First, apology also from me, after I reread what I posted the "uh what" (that you quoted above, before I changed it :) ) sounded rude when I meant it as "I don't understand what you're saying here." I truthfully still don't quite get it, but that's neither here nor there. Regardless, unless I'm mistaken, Tesla didn't publish that order until after the quarter ended, and they definitely never clarified if people could "jump" earlier configurations based on reservation date. Now that we're seeing deliveries, it seems that is what is occurring. I stated that in my original estimation, that was wrong.

In my original estimation, I was already tooting around town in my Model 3.

I also do think it's important as where the numbers come from. I don't use, for instance, the Bloomberg production estimate, I generally only use the Tesla data.... However...

You stated that I took issue with your data. With the exception of the random word "but" that I added here, this is my original quote (with but included... but if you read it without, it's a little clearer):

"While I don't completely share your optimism (more on that in a moment), but I did a very complex breakdown the day after I configured on 6/28 to try to better estimate where I was in line and my numbers now aren't too far off."

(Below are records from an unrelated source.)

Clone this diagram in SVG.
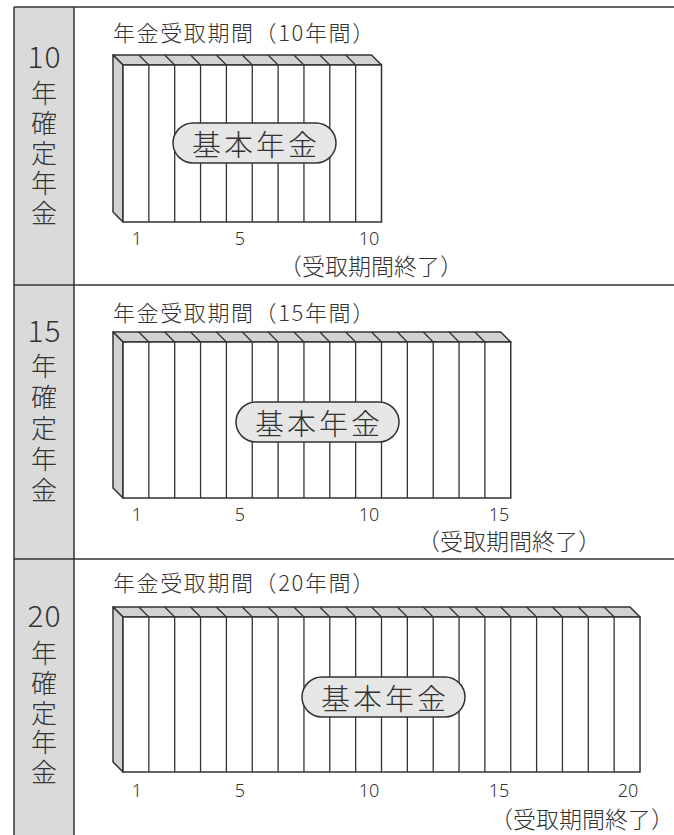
<svg xmlns="http://www.w3.org/2000/svg" width="674" height="835" viewBox="0 0 674 835">
<style>
  .ln{stroke:#333;stroke-width:1.5;fill:none}
  .col{stroke:#333;stroke-width:1.3;fill:none}
  .face{fill:#d2d2d2;stroke:#333;stroke-width:1.5;stroke-linejoin:round}
  .front{fill:#fff;stroke:#333;stroke-width:1.5}
  .pill{fill:#e6e6e6;stroke:#333;stroke-width:1.5}
  text{font-family:'Noto Sans CJK JP','Noto Sans',sans-serif;font-weight:300;fill:#333;dominant-baseline:central}
  .title{font-size:22px;letter-spacing:1.6px}
  .side{font-size:26px;text-anchor:middle}
  .num{font-size:30px;text-anchor:middle;letter-spacing:1px}
  .ax{font-size:18px;text-anchor:middle;font-family:'Noto Sans','Noto Sans CJK JP',sans-serif}
  .end{font-size:23px}
  .kihon{font-size:29px;text-anchor:middle;letter-spacing:3px}
</style>
<g id="frame">
  <rect x="14" y="7" width="60" height="830" fill="#dadada"/>
  <line class="ln" x1="14" y1="7" x2="674" y2="7"/>
  <line class="ln" x1="14" y1="285" x2="674" y2="285"/>
  <line class="ln" x1="14" y1="559" x2="674" y2="559"/>
  <line class="ln" x1="14" y1="7" x2="14" y2="835"/>
  <line class="ln" x1="74" y1="7" x2="74" y2="835"/>
</g>
<g id="label-10">
  <text class="num" x="44.5" y="55">10</text>
  <text class="side" x="44" y="91">年</text>
  <text class="side" x="44" y="121">確</text>
  <text class="side" x="44" y="151">定</text>
  <text class="side" x="44" y="181">年</text>
  <text class="side" x="44" y="211">金</text>
</g>
<g id="label-15">
  <text class="num" x="44.5" y="329">15</text>
  <text class="side" x="44" y="364">年</text>
  <text class="side" x="44" y="395">確</text>
  <text class="side" x="44" y="426">定</text>
  <text class="side" x="44" y="457">年</text>
  <text class="side" x="44" y="488">金</text>
</g>
<g id="label-20">
  <text class="num" x="44.5" y="614">20</text>
  <text class="side" x="44" y="651">年</text>
  <text class="side" x="44" y="681">確</text>
  <text class="side" x="44" y="711">定</text>
  <text class="side" x="44" y="740.5">年</text>
  <text class="side" x="44" y="770">金</text>
</g>
<g id="section-10">
  <text class="title" x="113" y="31">年金受取期間（10年間）</text>
  <polygon class="face" points="113,55 371.5,55 381.5,65 123,65"/>
  <polygon class="face" points="113,55 123,65 123,222 113,212"/>
  <rect class="front" x="123" y="65" width="258.5" height="157"/>
  <path class="col" d="M138.85,55L148.85,65V222M164.7,55L174.7,65V222M190.55,55L200.55,65V222M216.4,55L226.4,65V222M242.25,55L252.25,65V222M268.1,55L278.1,65V222M293.95,55L303.95,65V222M319.8,55L329.8,65V222M345.65,55L355.65,65V222"/>
  <rect class="pill" x="173" y="123" width="163" height="40" rx="20"/>
  <text class="kihon" x="256" y="143">基本年金</text>
  <text class="ax" x="137" y="238">1</text>
  <text class="ax" x="240" y="238">5</text>
  <text class="ax" x="369" y="238">10</text>
  <text class="end" x="279" y="265">（受取期間終了）</text>
</g>
<g id="section-15">
  <text class="title" x="113" y="311">年金受取期間（15年間）</text>
  <polygon class="face" points="113,332 500.75,332 510.75,342 123,342"/>
  <polygon class="face" points="113,332 123,342 123,498 113,488"/>
  <rect class="front" x="123" y="342" width="387.75" height="156"/>
  <path class="col" d="M138.85,332L148.85,342V498M164.7,332L174.7,342V498M190.55,332L200.55,342V498M216.4,332L226.4,342V498M242.25,332L252.25,342V498M268.1,332L278.1,342V498M293.95,332L303.95,342V498M319.8,332L329.8,342V498M345.65,332L355.65,342V498M371.5,332L381.5,342V498M397.35,332L407.35,342V498M423.2,332L433.2,342V498M449.05,332L459.05,342V498M474.9,332L484.9,342V498"/>
  <rect class="pill" x="236" y="402" width="163" height="40" rx="20"/>
  <text class="kihon" x="319" y="422">基本年金</text>
  <text class="ax" x="137" y="514">1</text>
  <text class="ax" x="240" y="514">5</text>
  <text class="ax" x="369" y="514">10</text>
  <text class="ax" x="499" y="514">15</text>
  <text class="end" x="417" y="540">（受取期間終了）</text>
</g>
<g id="section-20">
  <text class="title" x="113" y="581">年金受取期間（20年間）</text>
  <polygon class="face" points="113,607 630,607 640,617 123,617"/>
  <polygon class="face" points="113,607 123,617 123,772 113,762"/>
  <rect class="front" x="123" y="617" width="517" height="155"/>
  <path class="col" d="M138.85,607L148.85,617V772M164.7,607L174.7,617V772M190.55,607L200.55,617V772M216.4,607L226.4,617V772M242.25,607L252.25,617V772M268.1,607L278.1,617V772M293.95,607L303.95,617V772M319.8,607L329.8,617V772M345.65,607L355.65,617V772M371.5,607L381.5,617V772M397.35,607L407.35,617V772M423.2,607L433.2,617V772M449.05,607L459.05,617V772M474.9,607L484.9,617V772M500.75,607L510.75,617V772M526.6,607L536.6,617V772M552.45,607L562.45,617V772M578.3,607L588.3,617V772M604.15,607L614.15,617V772"/>
  <rect class="pill" x="302" y="677" width="163" height="40" rx="20"/>
  <text class="kihon" x="385" y="697">基本年金</text>
  <text class="ax" x="137" y="790">1</text>
  <text class="ax" x="240" y="790">5</text>
  <text class="ax" x="369" y="790">10</text>
  <text class="ax" x="499" y="790">15</text>
  <text class="ax" x="628" y="790">20</text>
  <text class="end" x="490" y="818">（受取期間終了）</text>
</g>
</svg>
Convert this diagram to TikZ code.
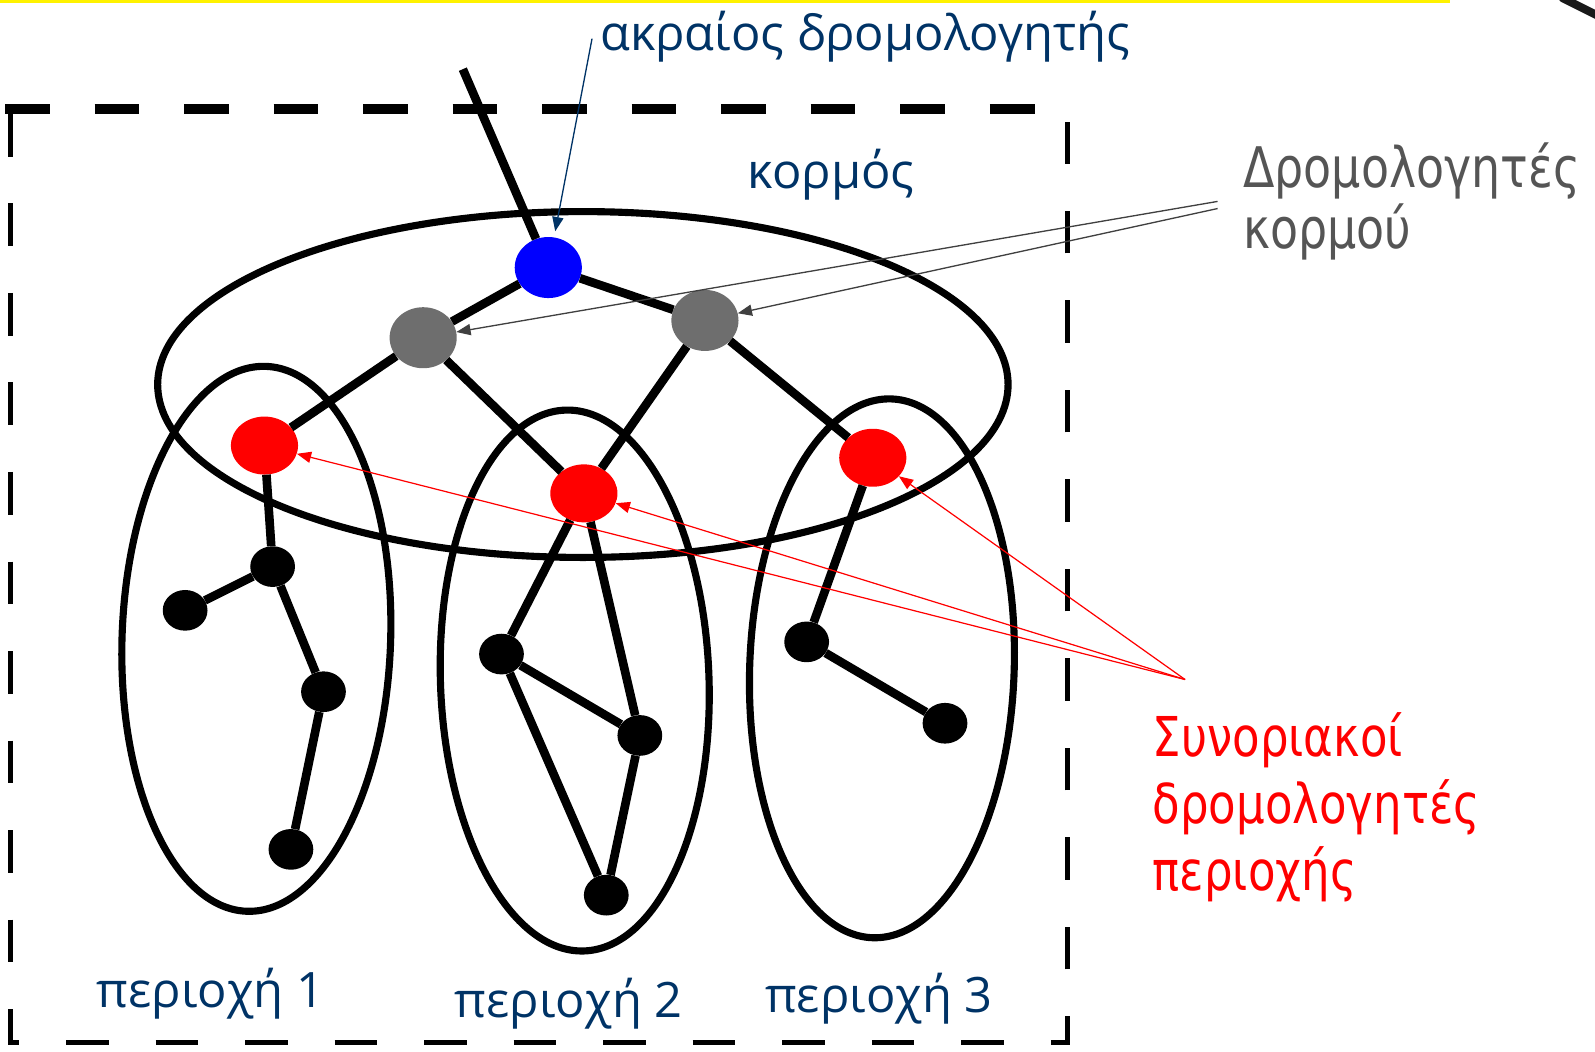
\documentclass[tikz,border=0pt]{standalone}
\usepackage{fontspec}
\setmainfont{DejaVu Sans}
\newfontfamily\bfont{Open Sans}
\newfontfamily\cfont{DejaVu Sans}[FakeStretch=0.82]
\usetikzlibrary{arrows.meta,shapes.geometric}
\definecolor{dblue}{RGB}{0,51,102}
\definecolor{gtext}{RGB}{85,85,85}
\definecolor{garrow}{RGB}{64,64,64}
\definecolor{rnode}{RGB}{255,0,0}
\definecolor{gnode}{RGB}{110,110,110}
\begin{document}
\begin{tikzpicture}[x=1pt,y=-1pt,
  edge/.style={line width=8.5pt, black},
  region/.style={line width=7pt, black},
  router/.style={shape=ellipse, inner sep=0pt, draw=none},
  leaf/.style={router, fill=black, minimum width=44pt, minimum height=40pt},
  core/.style={router, minimum width=66pt, minimum height=60pt},
  border/.style={router, fill=rnode, minimum width=66pt, minimum height=57pt},
  bluelbl/.style={text=dblue, font=\bfont\fontsize{48}{56}\selectfont, inner sep=0pt},
  ptr/.style={line width=1.3pt, -{Triangle[length=14pt,width=11pt]}},
  boxline/.style={line width=5pt, dash pattern=on 42pt off 46pt}
]
\useasboundingbox (0,0) rectangle (1568,1034);
% top yellow line and corner mark
\draw[yellow, line width=3pt] (0,1) -- (1425,1);
\coordinate (m1) at (1536,-2);
\coordinate (m2) at (1572,16);
\draw[line width=8pt, line cap=round, black!90] (m1) -- (m2);

% dashed frame
\draw[line width=10pt, dash pattern=on 44pt off 44pt] (5,107) -- (1017,107);
\draw[boxline] (10,112) -- (10,1025) -- (1049,1025) -- (1049,120);

% region ellipses
\draw[region] (573,378) ellipse [x radius=418, y radius=170];
\draw[region, rotate around={-2:(252,628)}] (252,628) ellipse [x radius=132, y radius=268];
\draw[region, rotate around={2:(565,669)}] (565,669) ellipse [x radius=132, y radius=266];
\draw[region, rotate around={-2:(867,657)}] (867,657) ellipse [x radius=130, y radius=265];

% routers
\node[core, fill=blue] (top) at (539,263) {};
\node[core, fill=gnode] (gl) at (416,332) {};
\node[core, fill=gnode] (gr) at (693,315) {};
\node[border] (r1) at (260,438) {};
\node[border] (r2) at (574,485) {};
\node[border] (r3) at (858,450) {};
\node[leaf] (a1) at (268,557) {};
\node[leaf] (a2) at (182,600) {};
\node[leaf] (a3) at (318,680) {};
\node[leaf] (a4) at (286,835) {};
\node[leaf] (b1) at (493,643) {};
\node[leaf] (b2) at (629,723) {};
\node[leaf] (b3) at (596,880) {};
\node[leaf] (c1) at (793,631) {};
\node[leaf] (c2) at (929,711) {};
\coordinate (ext) at (455,68);

% links
\draw[edge] (ext) -- (top);
\draw[edge] (top) -- (gl);
\draw[edge] (top) -- (gr);
\draw[edge] (gl) -- (r1);
\draw[edge] (gl) -- (r2);
\draw[edge] (gr) -- (r2);
\draw[edge] (gr) -- (r3);
\draw[edge] (r1) -- (a1);
\draw[edge] (a1) -- (a2);
\draw[edge] (a1) -- (a3);
\draw[edge] (a3) -- (a4);
\draw[edge] (r2) -- (b1);
\draw[edge] (r2) -- (b2);
\draw[edge] (b1) -- (b2);
\draw[edge] (b1) -- (b3);
\draw[edge] (b2) -- (b3);
\draw[edge] (r3) -- (c1);
\draw[edge] (c1) -- (c2);

% labels
\node[bluelbl, anchor=base west] (lbltop) at (590,50) {ακραίος δρομολογητής};
\node[bluelbl, anchor=base west] (lblcore) at (735,185) {κορμός};
\node[bluelbl, anchor=base west] (p1) at (95,990) {περιοχή 1};
\node[bluelbl, anchor=base west] (p2) at (447,1000) {περιοχή 2};
\node[bluelbl, anchor=base west] (p3) at (752,995) {περιοχή 3};
\node[text=gtext, font=\cfont\fontsize{55}{60}\selectfont, align=left, inner sep=0pt, anchor=north west] (lblg) at (1222,140) {Δρομολογητές\\κορμού};
\node[text=rnode, font=\cfont\fontsize{54}{66}\selectfont, align=left, inner sep=0pt, anchor=north west] (lblr) at (1133,700) {Συνοριακοί\\δρομολογητές\\περιοχής};

% pointers
\coordinate (ptop) at (582,38);
\coordinate (pg) at (1197,198);
\coordinate (pgb) at (1197,205);
\coordinate (pr) at (1165,668);
\draw[ptr, dblue, shorten >=6pt] (ptop) -- (top);
\draw[ptr, garrow] (pg) -- (gl);
\draw[ptr, garrow] (pgb) -- (gr);
\draw[ptr, red, line width=1.2pt] (pr) -- (r1);
\draw[ptr, red, line width=1.2pt] (pr) -- (r2);
\draw[ptr, red, line width=1.2pt] (pr) -- (r3);
\end{tikzpicture}
\end{document}
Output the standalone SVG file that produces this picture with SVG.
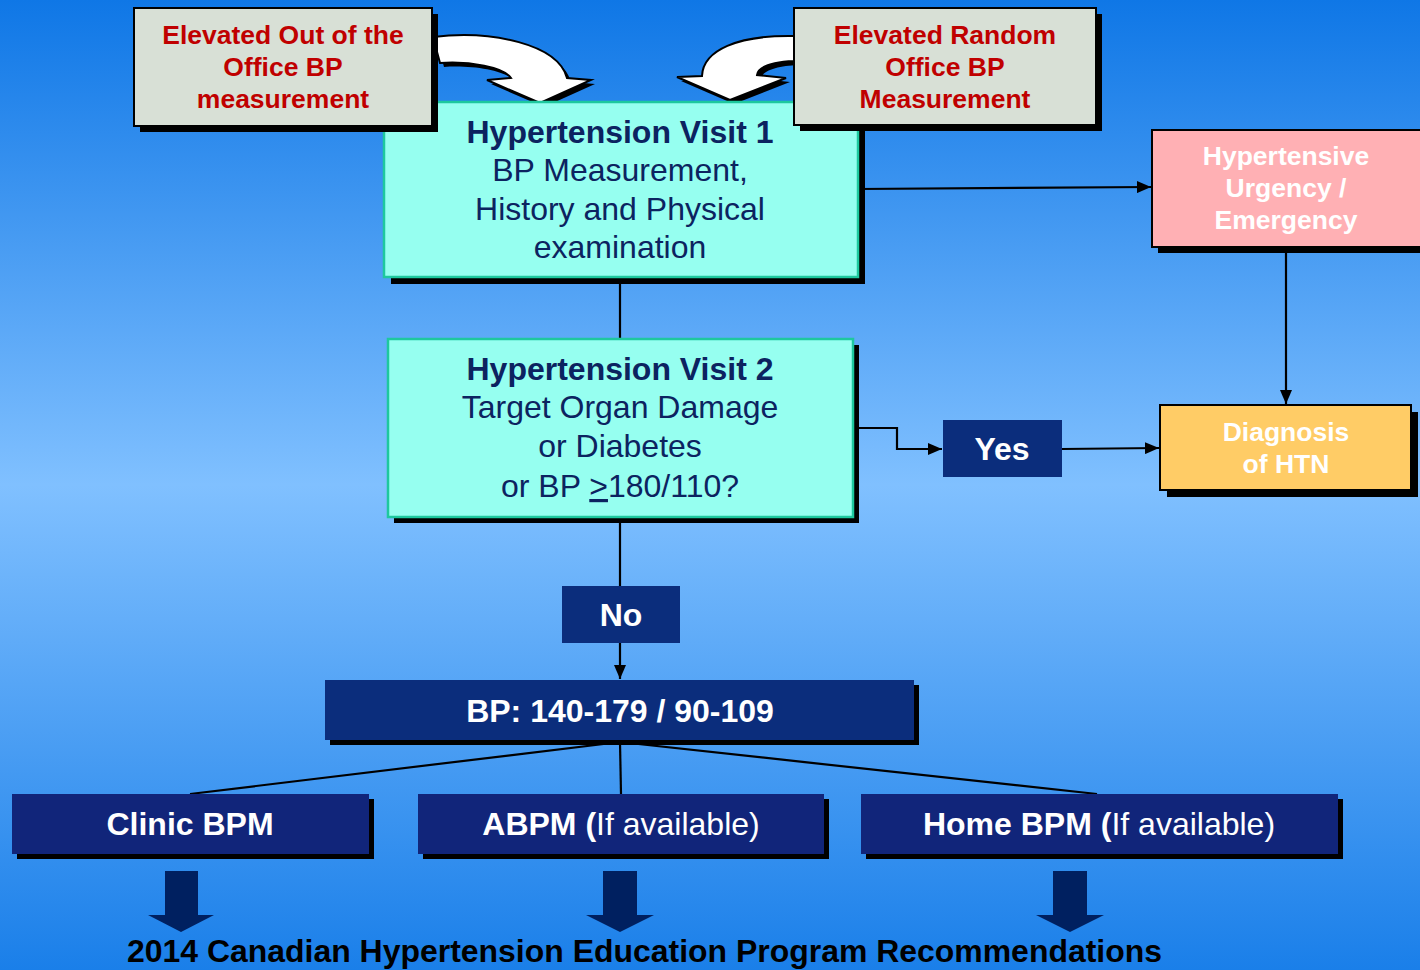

For the most part, my numbers jive with your numbers. The difference is you're expecting them to hit in the middle of the estimate, and I'm expecting them to hit at the end of the estimate.

The only thing that I think you overlooked in your numbers is that you estimated 8-9 weeks assuming 52,500 AWD cars needed at 6,000 a week. I used a lower estimate (5,000), and assumed we still need to keep *some* RWD cars rolling off the line too. In your estimate, we need another 52,500 RWD cars by the end of the year, which since production at the end of Q2 stood at just under 30k, we'd need another 20,000 of those by year end.

20,000 at 5,000 / week is four more weeks.

My whole point was to break down in further detail why I think it's totally possible to make a fair estimate like this, and to highlight a few things that I think need to be considered. Having said that, as I also tried to highlight with my final points, my numbers are purposely pessimistic and represent what I think is the longest possible wait. Yours seem to be more optimistic. That's absolutely fine. I have a hunch yours may land closer to where my car actually shows up.

Having said all of this, for Tesla's sake, I *hope* that the demand legitimately is large enough that I won't get my car until the end of November. While I would love to get a call tomorrow that my car is in transit, come and pick it up on Saturday, I also want my car to be supported through updates throughout it's life and keep getting better. The larger Tesla gets, the more likely they will continue to support this car for years and years into the future. If, on the flip side, all demand is filled by the end of September, we will be in a situation where bankruptcy is possible, and that wouldn't bode well for updates of the car I'm getting.

Which, I guess, is why I'm just accepting of whenever I get it. The sooner, the quicker I get a freaking phenomenal car that drives unlike anything I've ever been in before, and the sooner I no longer have to worry about my current car losing a wheel on the freeway or something. However, the later I receive it, the more likely that the car will continue to grow and improve along with the rest of the company for the next 10+ years that I own it.